See this sweet baby?
She turned 11 on Sunday. 11 years. That's how long I've been a mommy. And in all of those years, I've had millions of blessed moments with my children. But it was just recently that I had one of the best. One of the proudest and heart swelling moments I could possibly imagine.
It was a simple thing really. We were sitting on the floor in the living room. I was cutting out some fabric and had asked Emily's opinion on something trivial, the style of the leotard I was cutting out. She hesitated and then told me what she thought.
A few minutes later she spoke up again.
E: mom, can I tell you something?
me: Sure sweetie, what's up?
E: Sometimes I worry.
E: I worry.....that I'm not going to be like you
That's what my 11 year old, almost a teenager daughter worries about. That she is not enough like her mom.
And I'm nobody special. I'm not famous. I don't have a degree. I'm not even a stay at home mom, there to volunteer at school and attend every field trip.
I'm always late.
I don't keep a spiffed up, decorated house, in fact, she can't even paint her room, because we rent.
I give my kids too much junk food and let them watch too much tv.
But she wants to be like me, to think like me.
I can't even write this without getting emotional. What compliment of my life could top that?
What better reward for all of the hard work of parenting?
At Emily's colonial day dance, I watched all of the kids. Only a third of them dressed up. There were a lot of downcast glances and insecure shuffles.

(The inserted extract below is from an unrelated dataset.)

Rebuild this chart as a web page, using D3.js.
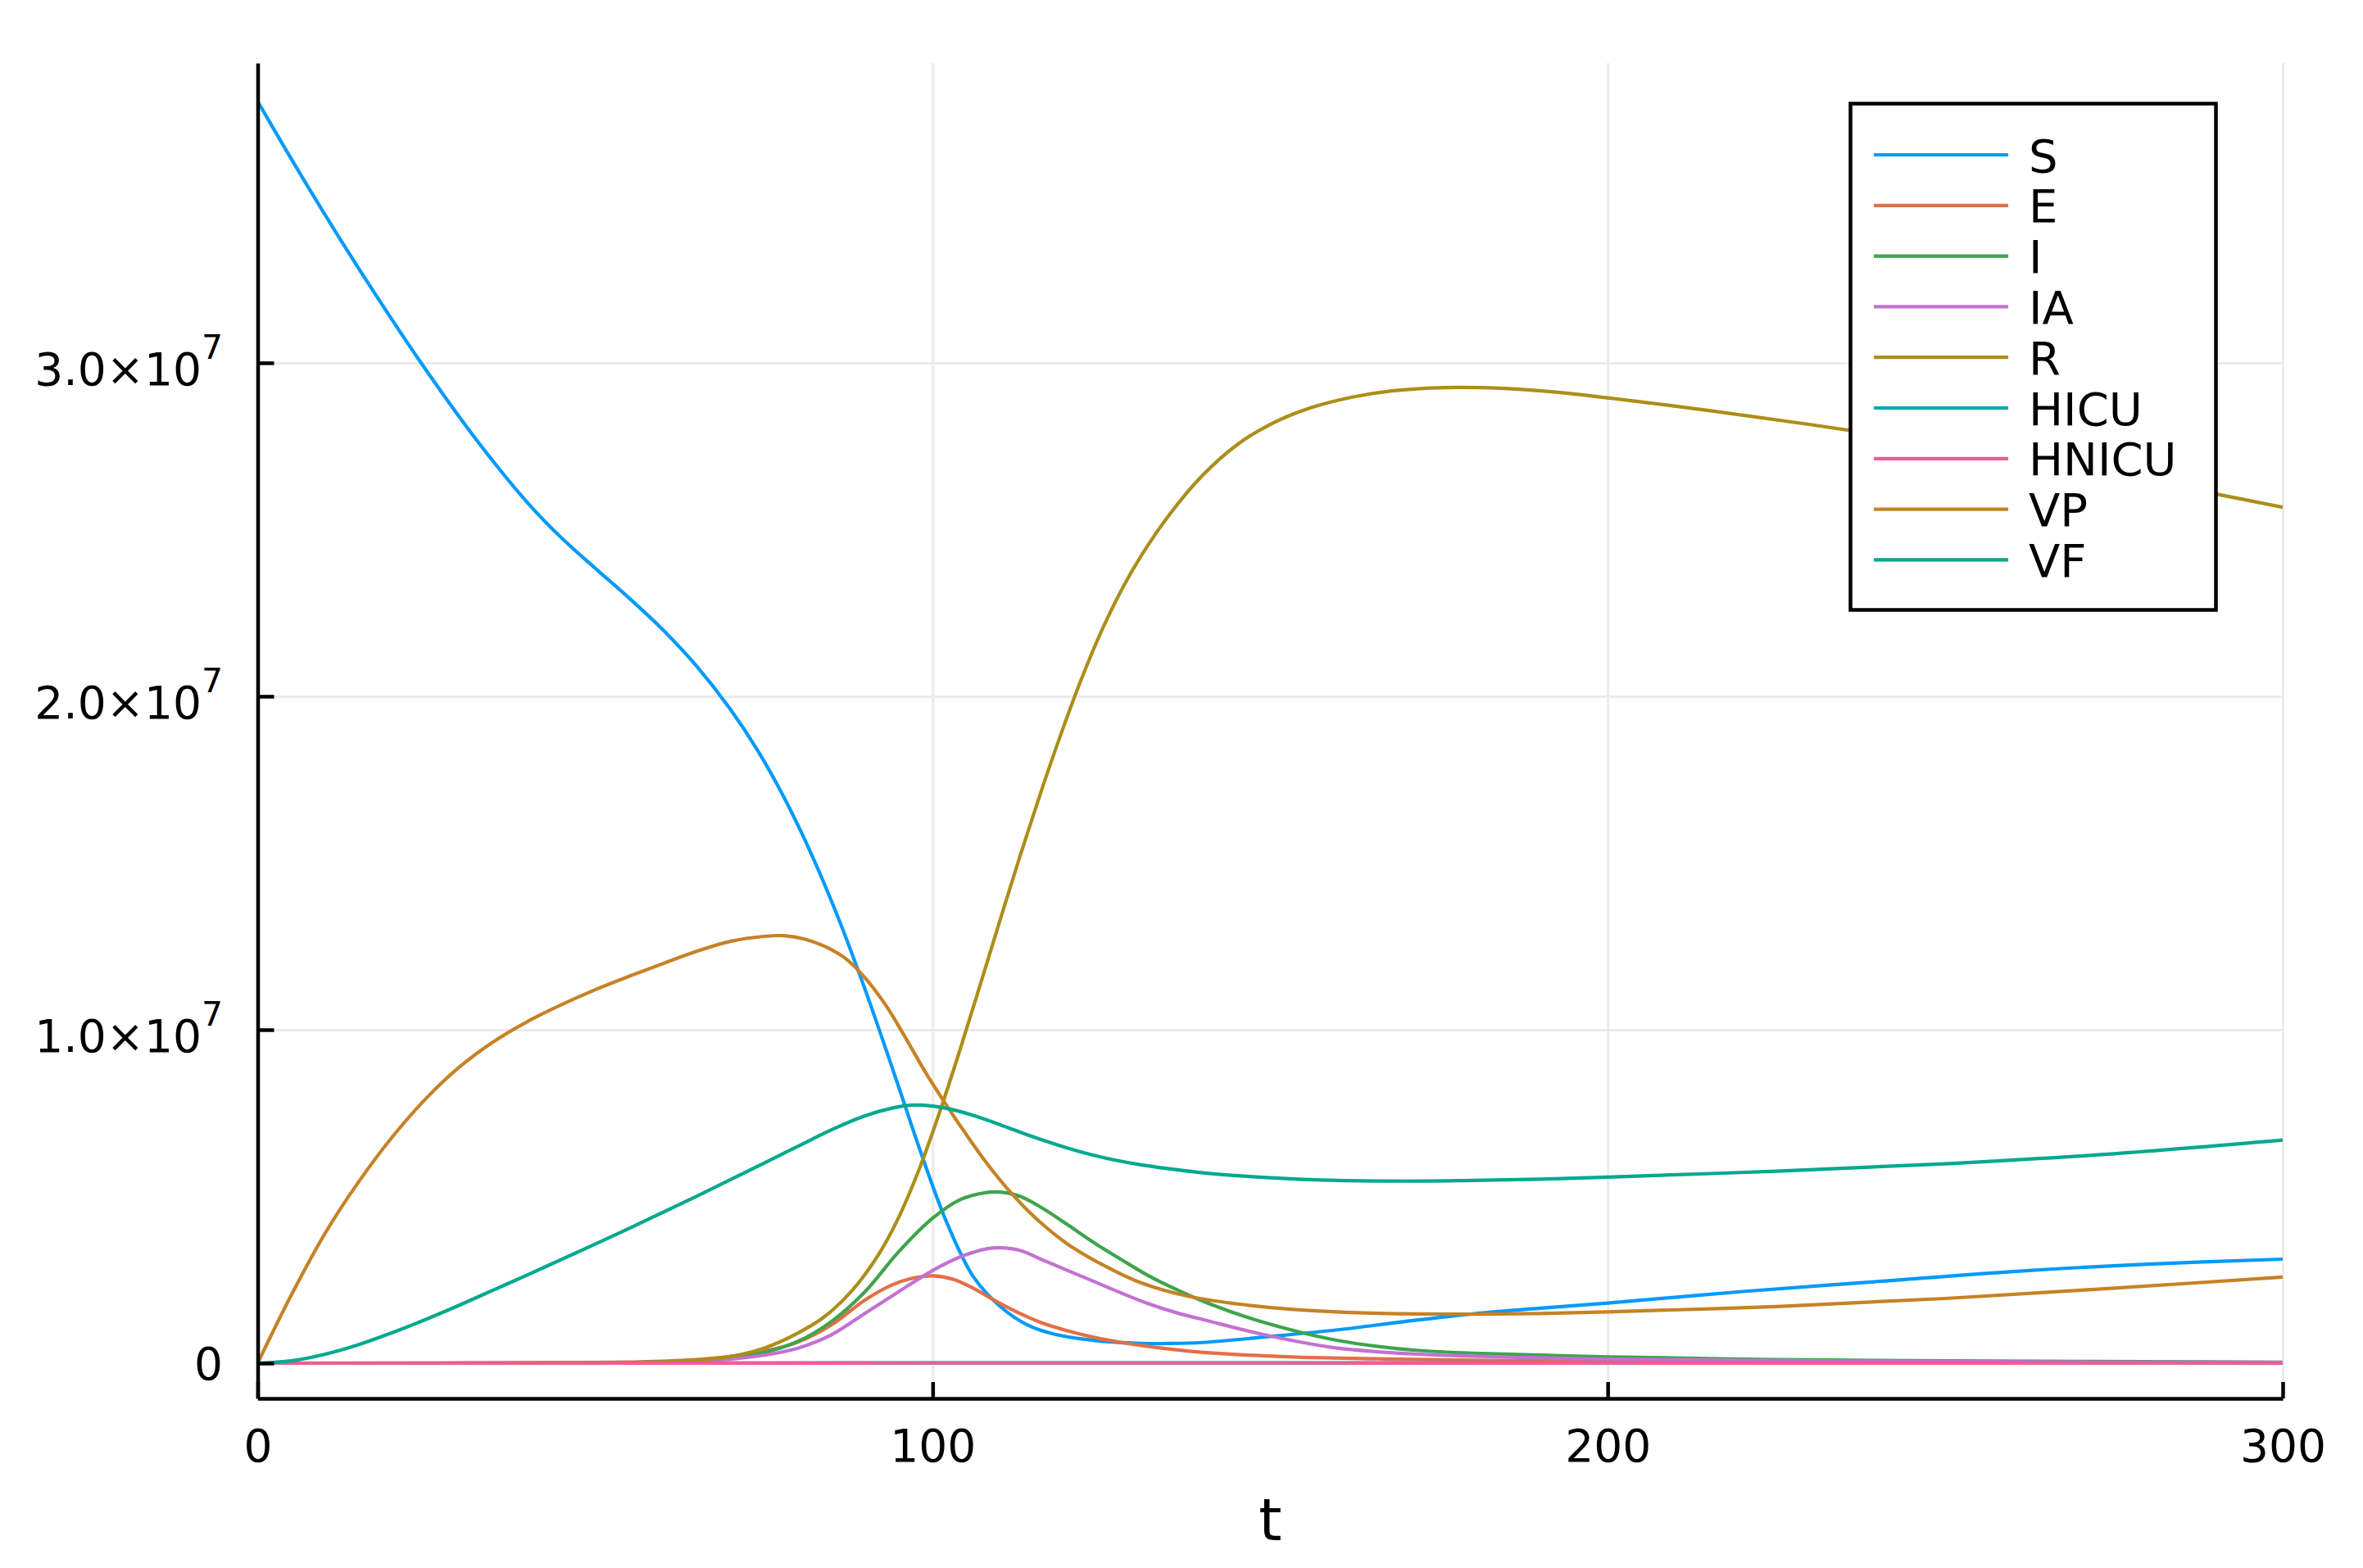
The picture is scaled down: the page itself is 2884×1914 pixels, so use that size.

Afterwards I told Emily how proud I was of her. Not only how well she learned and performed her dance, but how she held her head high, she smiled at her partner and held his hands, and danced without reservation. If she felt anything less than confidence and joy, it didn't show, and I'm so proud that she can embrace life with a smile.
She thanked me and said
"Mom, you make me feel like such a good person"
I told her
"Emily, you're one of the best people I know"
And it couldn't be truer.
As flattered as I am that she wants to be like me...I'm so very proud of who she is.